-------- Dataset section --------

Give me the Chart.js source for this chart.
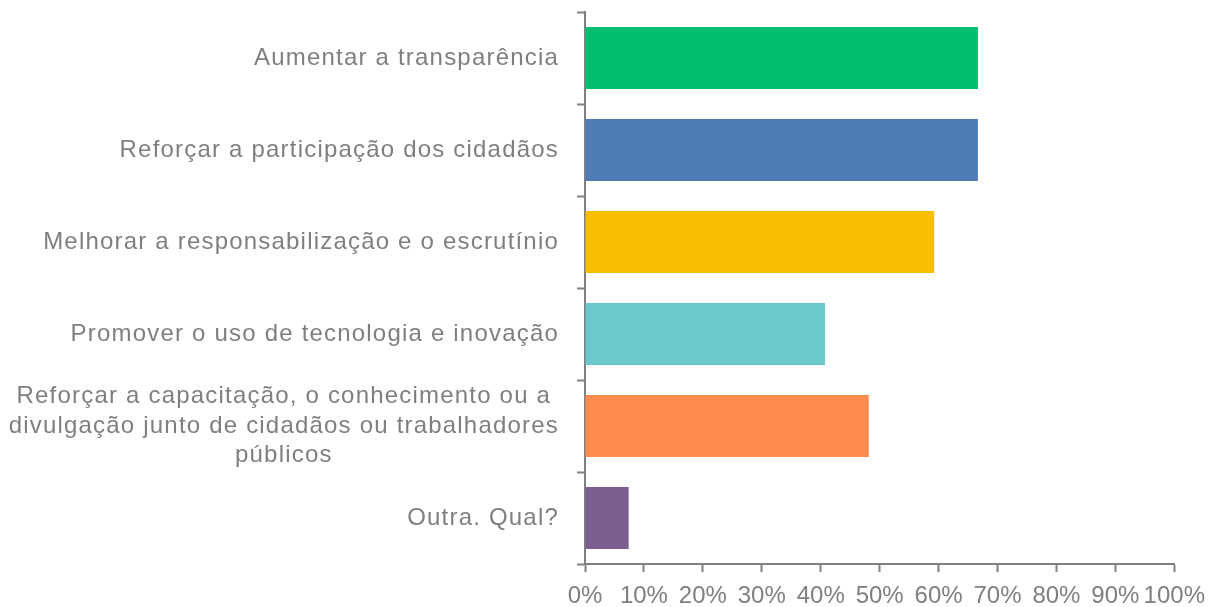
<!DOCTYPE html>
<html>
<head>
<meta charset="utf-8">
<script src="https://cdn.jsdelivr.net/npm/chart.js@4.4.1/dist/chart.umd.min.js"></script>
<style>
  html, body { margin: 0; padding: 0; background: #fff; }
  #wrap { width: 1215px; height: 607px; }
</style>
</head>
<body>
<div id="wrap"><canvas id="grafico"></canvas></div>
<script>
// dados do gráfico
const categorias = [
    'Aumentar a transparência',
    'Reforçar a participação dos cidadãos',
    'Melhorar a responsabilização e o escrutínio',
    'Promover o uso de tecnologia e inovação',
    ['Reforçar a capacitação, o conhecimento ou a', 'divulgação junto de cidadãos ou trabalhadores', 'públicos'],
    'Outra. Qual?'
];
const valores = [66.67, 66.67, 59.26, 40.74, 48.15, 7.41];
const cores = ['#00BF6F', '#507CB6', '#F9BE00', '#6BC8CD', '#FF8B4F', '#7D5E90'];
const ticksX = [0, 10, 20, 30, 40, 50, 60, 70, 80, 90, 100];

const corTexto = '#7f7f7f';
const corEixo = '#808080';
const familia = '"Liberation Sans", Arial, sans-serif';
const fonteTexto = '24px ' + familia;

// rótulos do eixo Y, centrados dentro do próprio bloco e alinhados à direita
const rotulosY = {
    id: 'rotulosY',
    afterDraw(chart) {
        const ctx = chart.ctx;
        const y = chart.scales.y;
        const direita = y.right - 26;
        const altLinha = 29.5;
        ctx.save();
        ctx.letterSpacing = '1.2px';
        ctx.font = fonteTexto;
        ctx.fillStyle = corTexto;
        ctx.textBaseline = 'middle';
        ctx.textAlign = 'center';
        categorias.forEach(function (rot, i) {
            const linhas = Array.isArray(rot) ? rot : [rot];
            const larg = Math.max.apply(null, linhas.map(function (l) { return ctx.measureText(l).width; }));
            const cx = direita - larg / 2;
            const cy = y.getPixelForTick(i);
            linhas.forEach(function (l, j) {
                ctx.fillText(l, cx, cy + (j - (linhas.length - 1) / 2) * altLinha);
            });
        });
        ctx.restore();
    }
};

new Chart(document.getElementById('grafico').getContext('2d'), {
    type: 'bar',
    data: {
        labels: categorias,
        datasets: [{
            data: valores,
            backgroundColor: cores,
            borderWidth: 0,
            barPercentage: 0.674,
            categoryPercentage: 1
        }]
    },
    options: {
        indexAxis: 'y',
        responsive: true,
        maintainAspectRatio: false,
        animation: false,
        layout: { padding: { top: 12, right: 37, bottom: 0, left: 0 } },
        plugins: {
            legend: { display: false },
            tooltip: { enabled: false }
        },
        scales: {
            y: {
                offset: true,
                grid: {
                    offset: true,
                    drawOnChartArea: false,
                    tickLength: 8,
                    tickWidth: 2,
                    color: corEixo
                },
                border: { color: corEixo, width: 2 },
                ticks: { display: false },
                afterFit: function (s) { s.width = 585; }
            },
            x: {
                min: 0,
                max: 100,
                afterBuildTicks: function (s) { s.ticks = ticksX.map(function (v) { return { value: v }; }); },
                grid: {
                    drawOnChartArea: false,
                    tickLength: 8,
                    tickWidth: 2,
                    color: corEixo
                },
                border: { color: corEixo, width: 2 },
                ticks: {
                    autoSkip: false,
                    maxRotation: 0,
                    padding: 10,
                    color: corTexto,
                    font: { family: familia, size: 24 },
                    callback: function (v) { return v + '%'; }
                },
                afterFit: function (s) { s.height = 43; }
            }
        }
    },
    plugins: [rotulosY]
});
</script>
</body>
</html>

--------

● **What you are asked to do**
Write out nothing but the lines from the start of the data through the line with "const fonteTexto = '24px ' + familia;". Leave out the pictures.

● **Output of the exercise**
Give me the Chart.js source for this chart.
<!DOCTYPE html>
<html>
<head>
<meta charset="utf-8">
<script src="https://cdn.jsdelivr.net/npm/chart.js@4.4.1/dist/chart.umd.min.js"></script>
<style>
  html, body { margin: 0; padding: 0; background: #fff; }
  #wrap { width: 1215px; height: 607px; }
</style>
</head>
<body>
<div id="wrap"><canvas id="grafico"></canvas></div>
<script>
// dados do gráfico
const categorias = [
    'Aumentar a transparência',
    'Reforçar a participação dos cidadãos',
    'Melhorar a responsabilização e o escrutínio',
    'Promover o uso de tecnologia e inovação',
    ['Reforçar a capacitação, o conhecimento ou a', 'divulgação junto de cidadãos ou trabalhadores', 'públicos'],
    'Outra. Qual?'
];
const valores = [66.67, 66.67, 59.26, 40.74, 48.15, 7.41];
const cores = ['#00BF6F', '#507CB6', '#F9BE00', '#6BC8CD', '#FF8B4F', '#7D5E90'];
const ticksX = [0, 10, 20, 30, 40, 50, 60, 70, 80, 90, 100];

const corTexto = '#7f7f7f';
const corEixo = '#808080';
const familia = '"Liberation Sans", Arial, sans-serif';
const fonteTexto = '24px ' + familia;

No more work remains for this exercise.